C’è spazio anche per le seconde linee, poco ovviamente dato l’esiguo numero di giocatori da poter schierare. Giusto tre. Paolo Quintavalla e Dalmazio Bertoli hanno in comune il fatto di aver giocato solo una partita in azzurro ed entrambi, parmigiani di nascita, quando vestivano la maglia delle Fiamme Oro Padova. Anche il fidentino Matteo Silini (8 caps) è stato chiamato in azzurro quando giocava a Padova, ma sponda Petrarca.
Parma, però, è terra di flanker. Per estensione, di terze linee. Monumenti del rugby locale. A partire da Massimo Giovanelli che con i suoi 61 caps (di cui 37 da capitano) è il top ranked. Il leone di Grenoble ha ruggito anche in squadre francesi. Lo stesso dicasi per Sergio Lanfranchi cui, ahinoi, hanno demolito lo stadio a lui intitolato. “Braccio”, come era soprannominato, collezionò 21 caps e anche lui ebbe nel suo destino Grenoble. Giocò e vinse uno scudetto con la squadra di quella città. La linea si completa con i due “scudettati” Primo Masci (9 caps) e il terza centro Mario Percudani (9 caps), Giancarlo Degli Antoni (6 caps), Gianni Aiolfi (6 caps) e Renzo Maini (2 caps).
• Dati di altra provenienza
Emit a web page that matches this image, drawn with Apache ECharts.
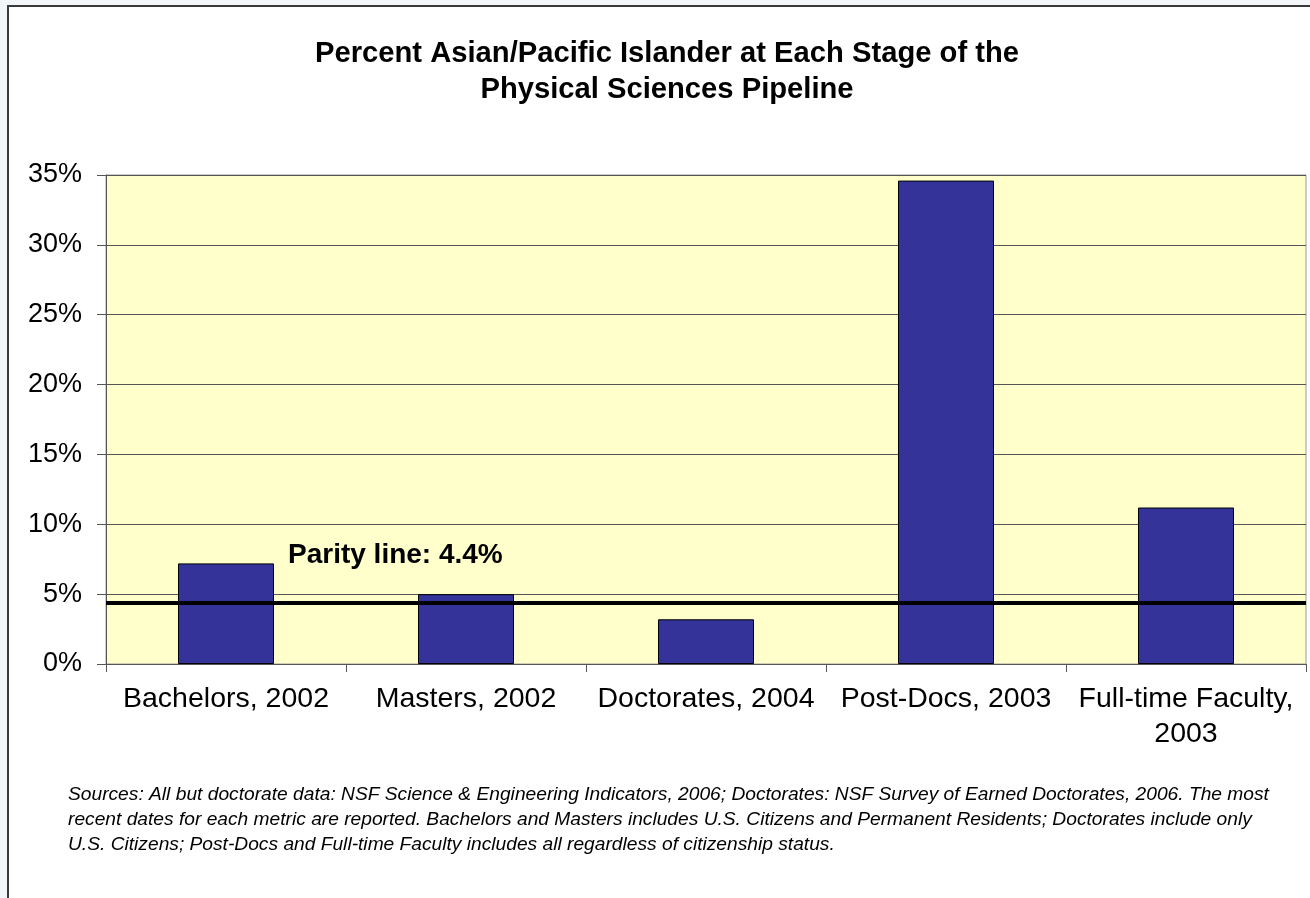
<!DOCTYPE html>
<html>
<head>
<meta charset="utf-8">
<script src="https://cdn.jsdelivr.net/npm/echarts@6/dist/echarts.min.js"></script>
<style>
  html, body { margin: 0; padding: 0; background: #f3f6f9; }
  #frame {
    position: absolute; left: 7px; top: 5px;
    width: 1320px; height: 910px;
    background: #ffffff;
    border-top: 2px solid #3a3a3a; border-left: 2px solid #3a3a3a;
  }
  #chart { position: absolute; left: 0; top: 0; width: 1310px; height: 898px; }
</style>
</head>
<body>
<div id="frame"></div>
<div id="chart"></div>
<script>
// Pipeline stages (x axis)
const stages = ['Bachelors, 2002', 'Masters, 2002', 'Doctorates, 2004', 'Post-Docs, 2003', 'Full-time Faculty,\n2003'];
// Percent Asian/Pacific Islander at each stage
const percentAPI = [7.2, 5.0, 3.2, 34.6, 11.2];
// Population parity reference
const parityValue = 4.4;
// Y axis range (percent)
const yMin = 0, yMax = 35, yStep = 5;

const titleLines = ['Percent Asian/Pacific Islander at Each Stage of the', 'Physical Sciences Pipeline'];
const sourceLines = [
  'Sources: All but doctorate data: NSF Science & Engineering Indicators, 2006; Doctorates: NSF Survey of Earned Doctorates, 2006. The most',
  'recent dates for each metric are reported. Bachelors and Masters includes U.S. Citizens and Permanent Residents; Doctorates include only',
  'U.S. Citizens; Post-Docs and Full-time Faculty includes all regardless of citizenship status.'
];

const FONT = '"Liberation Sans", Arial, sans-serif';
const chart = echarts.init(document.getElementById('chart'), null, { renderer: 'canvas' });

chart.setOption({
  backgroundColor: 'transparent',
  animation: false,
  textStyle: { fontFamily: FONT },
  title: [
    {
      text: titleLines.join('\n'),
      left: 662, top: 31,
      textAlign: 'center',
      textStyle: { fontFamily: FONT, fontWeight: 'bold', fontSize: 29.2, lineHeight: 36, color: '#000' }
    },
    {
      text: sourceLines.join('\n'),
      left: 63, top: 777,
      textStyle: { fontFamily: FONT, fontStyle: 'italic', fontWeight: 'normal', fontSize: 19.2, lineHeight: 25, color: '#000' }
    }
  ],
  grid: {
    left: 106, top: 175, right: 4, bottom: 234,
    show: true, backgroundColor: '#ffffcc', borderColor: '#9a9a9a', borderWidth: 1
  },
  xAxis: {
    type: 'category',
    data: stages,
    axisLine: { lineStyle: { color: '#555', width: 1 } },
    axisTick: { show: true, alignWithLabel: false, length: 8, lineStyle: { color: '#555' } },
    axisLabel: { fontFamily: FONT, fontSize: 28.5, color: '#000', margin: 18, lineHeight: 35, interval: 0 }
  },
  yAxis: {
    type: 'value',
    min: yMin, max: yMax, interval: yStep,
    axisLine: { show: true, lineStyle: { color: '#555', width: 1 } },
    axisTick: { show: true, length: 9, lineStyle: { color: '#555' } },
    axisLabel: { fontFamily: FONT, fontSize: 27, color: '#000', margin: 24, formatter: '{value}%' },
    splitLine: { show: true, lineStyle: { color: '#555', width: 1 } }
  },
  series: [{
    type: 'bar',
    data: percentAPI,
    barWidth: '40%',
    itemStyle: { color: '#333399', borderColor: '#000', borderWidth: 1 },
    markLine: {
      silent: true,
      symbol: 'none',
      data: [{ yAxis: parityValue }],
      lineStyle: { color: '#000', width: 4, type: 'solid' },
      label: {
        show: true,
        position: 'insideStartTop',
        formatter: 'Parity line: ' + parityValue + '%',
        fontFamily: FONT, fontWeight: 'bold', fontSize: 28, color: '#000',
        padding: [0, 0, 28, 177]
      }
    }
  }]
});
</script>
</body>
</html>
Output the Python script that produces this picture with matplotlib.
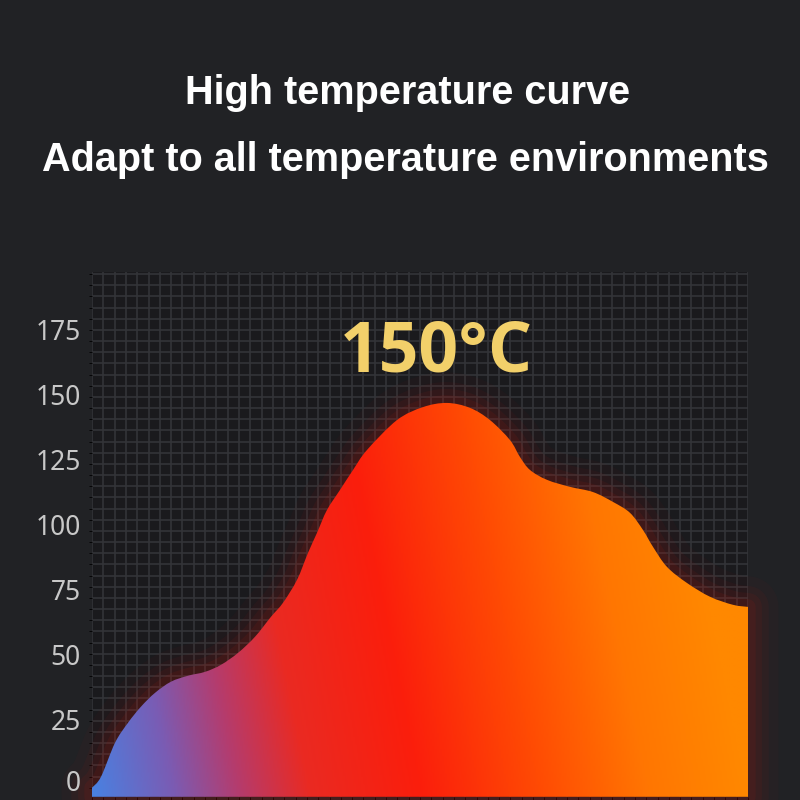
import numpy as np
import matplotlib
matplotlib.use('Agg')
import matplotlib.pyplot as plt
from matplotlib.colors import LinearSegmentedColormap
from matplotlib.patches import PathPatch
from matplotlib.path import Path
from matplotlib.ticker import MultipleLocator
from matplotlib.transforms import ScaledTranslation

# curve (x in % of width, temperature in °C)
x = [0, 1.37, 3.51, 5.49, 7.47, 9.6, 12.04, 14.63, 17.23, 19.66, 22.26, 24.85,
     27.29, 29.12, 31.25, 32.93, 34.3, 35.82, 37.8, 39.79, 41.92, 46.49, 50.46,
     54.12, 57.62, 60.67, 63.72, 65.24, 66.77, 69.36, 72.87, 76.37, 79.42, 82.01,
     83.99, 85.52, 87.65, 90.7, 94.21, 97.71, 100]
temp = [0, 4.2, 17.3, 25.0, 31.2, 36.5, 40.8, 43.1, 44.6, 47.3, 51.9, 58.1,
        65.8, 71.2, 80.0, 90.4, 98.1, 106.9, 114.6, 122.3, 130.0, 141.5, 146.5,
        148.1, 146.2, 141.5, 133.8, 127.3, 122.3, 118.5, 115.8, 113.8, 110.0, 105.8,
        99.2, 92.7, 85.0, 78.8, 73.5, 70.4, 69.6]
yticks = [0, 25, 50, 75, 100, 125, 150, 175]
title1 = 'High temperature curve'
title2 = 'Adapt to all temperature environments'
peak_label = '150°C'

ymin, ymax = -3.5, 198.5


def smooth_path(px, py, close_to=None):
    # catmull-rom through the points, as bezier segments
    p = np.column_stack([px, py])
    pts = np.vstack([p[0], p, p[-1]])
    verts = [tuple(p[0])]
    codes = [Path.MOVETO]
    for i in range(1, len(pts) - 2):
        c1 = pts[i] + (pts[i + 1] - pts[i - 1]) / 6
        c2 = pts[i + 1] - (pts[i + 2] - pts[i]) / 6
        verts += [tuple(c1), tuple(c2), tuple(pts[i + 1])]
        codes += [Path.CURVE4] * 3
    if close_to is not None:
        verts += [(px[-1], close_to), (px[0], close_to), tuple(p[0])]
        codes += [Path.LINETO, Path.LINETO, Path.CLOSEPOLY]
    return Path(verts, codes)


fig = plt.figure(figsize=(8, 8), dpi=100)
fig.patch.set_facecolor('#212225')

ax = fig.add_axes([0.115, 0.004, 0.82, 0.656])
ax.set_facecolor('#1a1a1d')
ax.set_xlim(0, 100)
ax.set_ylim(ymin, ymax)

# fine grid
ax.xaxis.set_minor_locator(MultipleLocator(100 / 58))
ax.yaxis.set_minor_locator(MultipleLocator((ymax - ymin) / 47))
ax.grid(which='minor', color='#333438', linewidth=1.2)
ax.set_axisbelow(True)
ax.set_xticks([])
ax.set_yticks([])
for s in ax.spines.values():
    s.set_visible(False)

# y labels
for v in yticks:
    tr = ax.get_yaxis_transform()
    if v == 0:
        tr = tr + ScaledTranslation(0, 4 / 100, fig.dpi_scale_trans)
    ax.text(-0.017, v, str(v), transform=tr, ha='right', va='center',
            fontsize=19, color='#c8c8c8', family=['Noto Sans', 'DejaVu Sans'])

# red glow around the area
edge = smooth_path(x, temp, close_to=ymin)
for lw, a in [(44, 0.03), (30, 0.05), (20, 0.07), (11, 0.09)]:
    ax.add_patch(PathPatch(edge, facecolor='none', edgecolor='#c8180e',
                           linewidth=lw, alpha=a, joinstyle='round',
                           clip_on=False, zorder=2))

# gradient fill clipped to the curve
cmap = LinearSegmentedColormap.from_list('heat', [
    (0.0, '#4a80e0'), (0.12, '#7a5cb4'), (0.22, '#b43c6e'), (0.33, '#ea2a22'),
    (0.5, '#fb1e0c'), (0.68, '#ff4a04'), (0.85, '#ff7602'), (1.0, '#ff8800')])
gx, gy = np.meshgrid(np.linspace(0, 100, 400), np.linspace(ymin, ymax, 300))
s = np.clip(gx / 100 + 0.12 * gy / 150, 0, 1)
img = ax.imshow(cmap(s), extent=[0, 100, ymin, ymax], origin='lower',
                aspect='auto', zorder=3, interpolation='bilinear')
clip = PathPatch(edge, facecolor='none', edgecolor='none')
ax.add_patch(clip)
img.set_clip_path(clip)

ax.text(52.5, 167, peak_label, color='#f2d06a', fontsize=50, fontweight='bold',
        family=['Open Sans', 'DejaVu Sans'], ha='center', va='center', zorder=4)

fig.text(0.509, 0.884, title1, color='white', fontsize=28.5, fontweight='bold',
         family=['Liberation Sans', 'DejaVu Sans'], ha='center', va='center')
fig.text(0.507, 0.800, title2, color='white', fontsize=28.5, fontweight='bold',
         family=['Liberation Sans', 'DejaVu Sans'], ha='center', va='center')

fig.savefig('out.png', dpi=100, facecolor=fig.get_facecolor())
E i “parmigiani d’adozione”? Come il pilone Stefano Romagnoli, nato a Bologna (a proposito, auguri dato che è nato il 5 febbraio) ma una vita alla Rugby Parma con la quale detiene il record di presenze (281), che vanta 15 caps oppure il centro Emilio Andina, pesarese di nascita e nel “club dei 100” gialloblù, con 2 presenze o i Pace, padre Sabatino e figlio Samuele, entrambi con 3 caps? Fate vobis.